The result is a clean separation of two things usually conflated: co-recording and synchronisation. Two consumer sensors on one phone are co-recording — same subject, same night, same heartbeats, startable to ~1 s — but they are not synchronised, because no shared clock ever times their samples. The ~48 ppm drift is not a bug in any one product; it is the physics of two free-running crystals, and its consistency across nights (Table 1) is the proof. The practical corollary is a hierarchy of what same-phone logs can and cannot support: night-level and epoch-level fusion (sleep staging, ODI–HRV correlation) tolerate ~1 s of relative drift and are fine; beat-level fusion (PAT, cross-device PWV, beat-to-beat lag) is not. The only durable fix is to remove the second clock: acquire both sensors through one host that timestamps BLE arrivals on a single clock — a Polar-SDK capture on a small always-on host — so relative crystal drift never enters. Passive motion re-sync remains viable in principle for co-located inertial sensors (e.g. two wrist devices), but not across chest and ankle. We deliberately report the failed repairs because they bound the problem: the cheap software fixes were tried on real data and do not work, which is what justifies the hardware requirement.

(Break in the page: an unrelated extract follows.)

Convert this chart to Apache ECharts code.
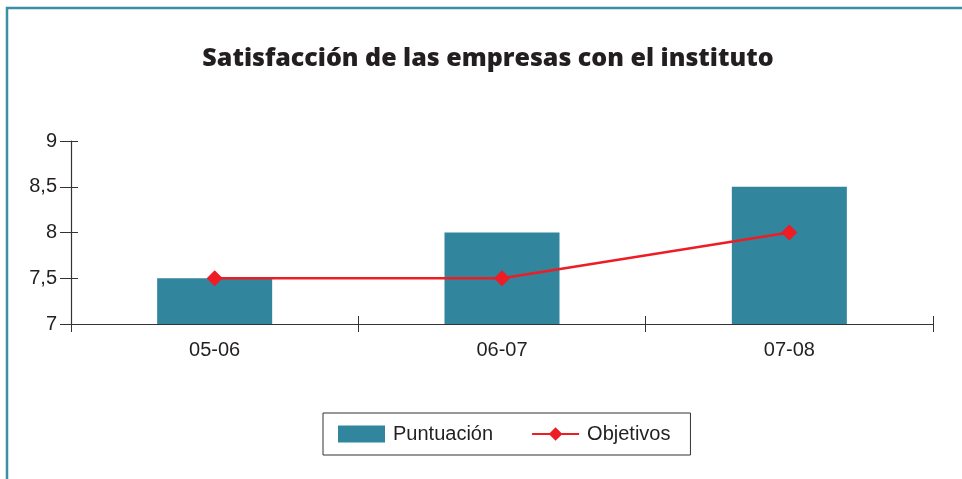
<!DOCTYPE html>
<html>
<head>
<meta charset="utf-8">
<script src="https://cdn.jsdelivr.net/npm/echarts@6/dist/echarts.min.js"></script>
<style>
  html, body { margin: 0; padding: 0; background: #fff; }
  #chart { width: 962px; height: 479px; }
</style>
</head>
<body>
<div id="chart"></div>
<script>
// datos del grafico
const cursos = ['05-06', '06-07', '07-08']
const puntuacion = [7.5, 8, 8.5]
const objetivos = [7.5, 7.5, 8]

const tealBar = '#31859c'
const rojo = '#ee1c25'
const texto = '#231f20'

const chart = echarts.init(document.getElementById('chart'))

const option = {
  animation: false,
  backgroundColor: '#fff',
  title: {
    text: 'Satisfacción de las empresas con el instituto',
    left: 483,
    textAlign: 'center',
    top: 41,
    textStyle: {
      fontFamily: 'Open Sans',
      fontWeight: 800,
      fontSize: 25,
      color: texto
    }
  },
  graphic: [
    {
      type: 'polyline',
      shape: { points: [[7, 479], [7, 8], [962, 8]] },
      style: { stroke: '#3a8ea5', lineWidth: 2.5, fill: null }
    }
  ],
  legend: {
    left: 323,
    top: 413,
    padding: [11, 20, 11, 15],
    borderColor: '#333',
    borderWidth: 1,
    itemWidth: 47,
    itemHeight: 17,
    itemGap: 38,
    textStyle: { fontFamily: 'Liberation Sans', fontSize: 20, color: texto, padding: [0, 0, 0, 3] },
    data: [
      { name: 'Puntuación', icon: 'rect' },
      { name: 'Objetivos' }
    ]
  },
  grid: { left: 71, right: 29, top: 141, bottom: 155 },
  xAxis: [
    {
      type: 'category',
      data: cursos,
      axisLine: { lineStyle: { color: '#333', width: 1.2 } },
      axisTick: { show: true, length: 8, lineStyle: { color: '#333' } },
      axisLabel: { fontFamily: 'Liberation Sans', fontSize: 20, color: texto, margin: 16 }
    },
    {
      type: 'category',
      data: cursos,
      position: 'bottom',
      axisLine: { show: false },
      axisTick: { show: true, inside: true, length: 8, lineStyle: { color: '#333' } },
      axisLabel: { show: false }
    }
  ],
  yAxis: [
    {
      type: 'value',
      min: 7,
      max: 9,
      interval: 0.5,
      splitLine: { show: false },
      axisLine: { show: true, lineStyle: { color: '#333', width: 1.2 } },
      axisTick: { show: true, length: 11, lineStyle: { color: '#333' } },
      axisLabel: {
        fontFamily: 'Liberation Sans',
        fontSize: 20,
        color: texto,
        margin: 14,
        formatter: v => String(v).replace('.', ',')
      }
    },
    {
      type: 'value',
      min: 7,
      max: 9,
      interval: 0.5,
      position: 'left',
      splitLine: { show: false },
      axisLine: { show: false },
      axisTick: { show: true, inside: true, length: 7, lineStyle: { color: '#333' } },
      axisLabel: { show: false }
    }
  ],
  series: [
    {
      name: 'Puntuación',
      type: 'bar',
      data: puntuacion,
      barWidth: 115,
      itemStyle: { color: tealBar }
    },
    {
      name: 'Objetivos',
      type: 'line',
      data: objetivos,
      symbol: 'diamond',
      symbolSize: 16,
      lineStyle: { color: rojo, width: 2.5 },
      itemStyle: { color: rojo },
      z: 5
    }
  ]
}

chart.setOption(option)
</script>
</body>
</html>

Limitations. This is a single subject and a single device pair, so the specific 47.7 ppm figure characterizes these two crystals; the generalizable claim is the mechanism and the order of magnitude (drift within the ±20–50 ppm crystal-tolerance band, ~1 s/night, non-linear). Coupling at large median lags (≈450–790 ms, consistent with the long chest→ankle transit path plus pre-ejection period and the foot-vs-R convention) can admit occasional neighbouring-beat aliasing where the drift crosses a cardiac cycle; this inflates the absolute lag but not the drift-range that carries the finding. The ACC re-sync failure is specific to the chest–ankle placement; it does not exclude success for co-located inertial sensors or for a dedicated non-cardiac sync event. No blood-pressure ground truth was collected — this paper makes no PAT-accuracy claim, only a timing-feasibility one.

5. Reproducibility

6. References & provenance

  1. Tepna instrument: PAT Feasibility.html · pat-feasibility.js · pat-feasibility-worker.js (batch coupling + ACC-sync).
  2. Decision record: PAT-FEASIBILITY-2026-07-08-BRIEF.md (feasibility verdict + unblock path).
  3. Companion negative-results synthesis: papers/dead-ends.html (this finding is wall 2.7).
  4. Capture provenance & the Clock Contract: CLAUDE.md §🎙️, §🔒; single-host capture: POLAR-SDK-CAPTURE-2026-07-07-BRIEF.md, CAPTURE-HOST.
  5. Sensors: Polar H10 (chest ECG), Polar Verity Sense (raw 3-LED PPG); logger: Polar Sensor Logger (j-ware), Android.